What to do: Write out each line of the listing as it stands, without the images.

......

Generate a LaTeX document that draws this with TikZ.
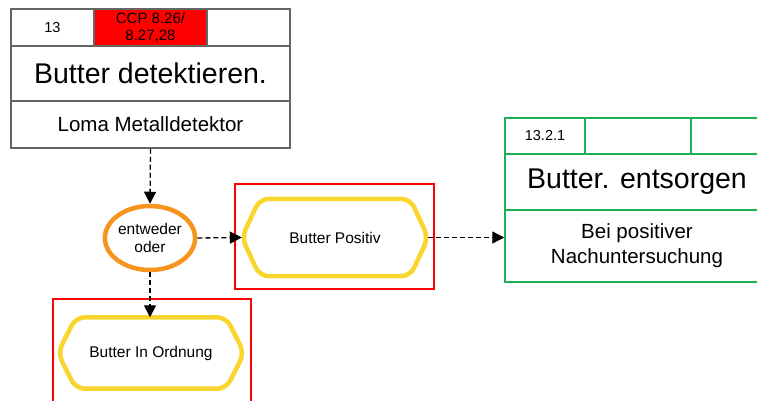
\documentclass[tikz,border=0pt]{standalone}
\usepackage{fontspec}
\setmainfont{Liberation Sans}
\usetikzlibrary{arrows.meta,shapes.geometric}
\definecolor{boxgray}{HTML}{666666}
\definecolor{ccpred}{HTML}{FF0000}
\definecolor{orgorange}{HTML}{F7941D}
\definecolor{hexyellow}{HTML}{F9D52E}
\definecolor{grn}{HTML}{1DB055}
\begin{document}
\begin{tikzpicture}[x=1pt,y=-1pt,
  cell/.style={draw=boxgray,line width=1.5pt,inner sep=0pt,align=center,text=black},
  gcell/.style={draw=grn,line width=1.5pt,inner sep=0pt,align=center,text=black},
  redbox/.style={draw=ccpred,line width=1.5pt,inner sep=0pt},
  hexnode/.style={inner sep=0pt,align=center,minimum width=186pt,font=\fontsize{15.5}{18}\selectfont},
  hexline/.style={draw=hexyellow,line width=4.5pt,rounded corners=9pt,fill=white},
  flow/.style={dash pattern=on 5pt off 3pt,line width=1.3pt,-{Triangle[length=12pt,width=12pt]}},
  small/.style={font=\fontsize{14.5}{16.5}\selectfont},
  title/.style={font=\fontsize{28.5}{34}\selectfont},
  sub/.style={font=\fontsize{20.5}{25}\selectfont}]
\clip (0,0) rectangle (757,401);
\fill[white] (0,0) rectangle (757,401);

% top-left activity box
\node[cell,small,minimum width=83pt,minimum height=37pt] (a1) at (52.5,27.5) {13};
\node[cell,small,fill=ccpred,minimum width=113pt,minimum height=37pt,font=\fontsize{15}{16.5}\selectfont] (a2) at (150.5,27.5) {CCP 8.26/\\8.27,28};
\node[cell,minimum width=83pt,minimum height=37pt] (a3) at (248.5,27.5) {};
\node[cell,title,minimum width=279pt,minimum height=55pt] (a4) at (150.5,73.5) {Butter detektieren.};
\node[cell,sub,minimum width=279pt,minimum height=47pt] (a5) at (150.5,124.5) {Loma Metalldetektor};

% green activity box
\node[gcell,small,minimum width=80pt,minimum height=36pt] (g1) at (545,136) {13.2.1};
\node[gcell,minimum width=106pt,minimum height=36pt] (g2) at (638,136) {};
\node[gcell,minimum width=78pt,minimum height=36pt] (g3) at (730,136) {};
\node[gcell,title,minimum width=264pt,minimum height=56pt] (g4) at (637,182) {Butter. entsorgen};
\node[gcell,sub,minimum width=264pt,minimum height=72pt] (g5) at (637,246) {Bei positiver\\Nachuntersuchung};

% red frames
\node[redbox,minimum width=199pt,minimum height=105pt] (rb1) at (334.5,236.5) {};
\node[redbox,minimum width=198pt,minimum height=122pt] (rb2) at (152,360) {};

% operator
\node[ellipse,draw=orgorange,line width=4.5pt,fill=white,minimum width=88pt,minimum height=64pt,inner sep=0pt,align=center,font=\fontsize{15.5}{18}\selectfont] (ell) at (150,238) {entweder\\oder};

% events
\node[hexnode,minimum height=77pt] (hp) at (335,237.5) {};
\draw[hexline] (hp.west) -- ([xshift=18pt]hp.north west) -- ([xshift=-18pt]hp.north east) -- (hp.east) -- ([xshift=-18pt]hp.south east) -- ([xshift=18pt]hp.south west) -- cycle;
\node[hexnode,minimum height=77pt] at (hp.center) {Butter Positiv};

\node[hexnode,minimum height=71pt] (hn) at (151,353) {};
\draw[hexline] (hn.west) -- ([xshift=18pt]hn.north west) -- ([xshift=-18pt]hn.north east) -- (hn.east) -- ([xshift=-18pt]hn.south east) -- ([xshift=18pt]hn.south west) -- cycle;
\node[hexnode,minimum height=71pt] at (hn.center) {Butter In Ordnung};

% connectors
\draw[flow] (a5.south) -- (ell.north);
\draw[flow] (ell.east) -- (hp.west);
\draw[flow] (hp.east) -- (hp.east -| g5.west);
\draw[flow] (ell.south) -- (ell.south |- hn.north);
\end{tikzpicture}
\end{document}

......

The response:
Generate a LaTeX document that draws this with TikZ.
\documentclass[tikz,border=0pt]{standalone}
\usepackage{fontspec}
\setmainfont{Liberation Sans}
\usetikzlibrary{arrows.meta,shapes.geometric}
\definecolor{boxgray}{HTML}{666666}
\definecolor{ccpred}{HTML}{FF0000}
\definecolor{orgorange}{HTML}{F7941D}
\definecolor{hexyellow}{HTML}{F9D52E}
\definecolor{grn}{HTML}{1DB055}
\begin{document}
\begin{tikzpicture}[x=1pt,y=-1pt,
  cell/.style={draw=boxgray,line width=1.5pt,inner sep=0pt,align=center,text=black},
  gcell/.style={draw=grn,line width=1.5pt,inner sep=0pt,align=center,text=black},
  redbox/.style={draw=ccpred,line width=1.5pt,inner sep=0pt},
  hexnode/.style={inner sep=0pt,align=center,minimum width=186pt,font=\fontsize{15.5}{18}\selectfont},
  hexline/.style={draw=hexyellow,line width=4.5pt,rounded corners=9pt,fill=white},
  flow/.style={dash pattern=on 5pt off 3pt,line width=1.3pt,-{Triangle[length=12pt,width=12pt]}},
  small/.style={font=\fontsize{14.5}{16.5}\selectfont},
  title/.style={font=\fontsize{28.5}{34}\selectfont},
  sub/.style={font=\fontsize{20.5}{25}\selectfont}]
\clip (0,0) rectangle (757,401);
\fill[white] (0,0) rectangle (757,401);

% top-left activity box
\node[cell,small,minimum width=83pt,minimum height=37pt] (a1) at (52.5,27.5) {13};
\node[cell,small,fill=ccpred,minimum width=113pt,minimum height=37pt,font=\fontsize{15}{16.5}\selectfont] (a2) at (150.5,27.5) {CCP 8.26/\\8.27,28};
\node[cell,minimum width=83pt,minimum height=37pt] (a3) at (248.5,27.5) {};
\node[cell,title,minimum width=279pt,minimum height=55pt] (a4) at (150.5,73.5) {Butter detektieren.};
\node[cell,sub,minimum width=279pt,minimum height=47pt] (a5) at (150.5,124.5) {Loma Metalldetektor};

% green activity box
\node[gcell,small,minimum width=80pt,minimum height=36pt] (g1) at (545,136) {13.2.1};
\node[gcell,minimum width=106pt,minimum height=36pt] (g2) at (638,136) {};
\node[gcell,minimum width=78pt,minimum height=36pt] (g3) at (730,136) {};
\node[gcell,title,minimum width=264pt,minimum height=56pt] (g4) at (637,182) {Butter. entsorgen};
\node[gcell,sub,minimum width=264pt,minimum height=72pt] (g5) at (637,246) {Bei positiver\\Nachuntersuchung};

% red frames
\node[redbox,minimum width=199pt,minimum height=105pt] (rb1) at (334.5,236.5) {};
\node[redbox,minimum width=198pt,minimum height=122pt] (rb2) at (152,360) {};

% operator
\node[ellipse,draw=orgorange,line width=4.5pt,fill=white,minimum width=88pt,minimum height=64pt,inner sep=0pt,align=center,font=\fontsize{15.5}{18}\selectfont] (ell) at (150,238) {entweder\\oder};

% events
\node[hexnode,minimum height=77pt] (hp) at (335,237.5) {};
\draw[hexline] (hp.west) -- ([xshift=18pt]hp.north west) -- ([xshift=-18pt]hp.north east) -- (hp.east) -- ([xshift=-18pt]hp.south east) -- ([xshift=18pt]hp.south west) -- cycle;
\node[hexnode,minimum height=77pt] at (hp.center) {Butter Positiv};

\node[hexnode,minimum height=71pt] (hn) at (151,353) {};
\draw[hexline] (hn.west) -- ([xshift=18pt]hn.north west) -- ([xshift=-18pt]hn.north east) -- (hn.east) -- ([xshift=-18pt]hn.south east) -- ([xshift=18pt]hn.south west) -- cycle;
\node[hexnode,minimum height=71pt] at (hn.center) {Butter In Ordnung};

% connectors
\draw[flow] (a5.south) -- (ell.north);
\draw[flow] (ell.east) -- (hp.west);
\draw[flow] (hp.east) -- (hp.east -| g5.west);
\draw[flow] (ell.south) -- (ell.south |- hn.north);
\end{tikzpicture}
\end{document}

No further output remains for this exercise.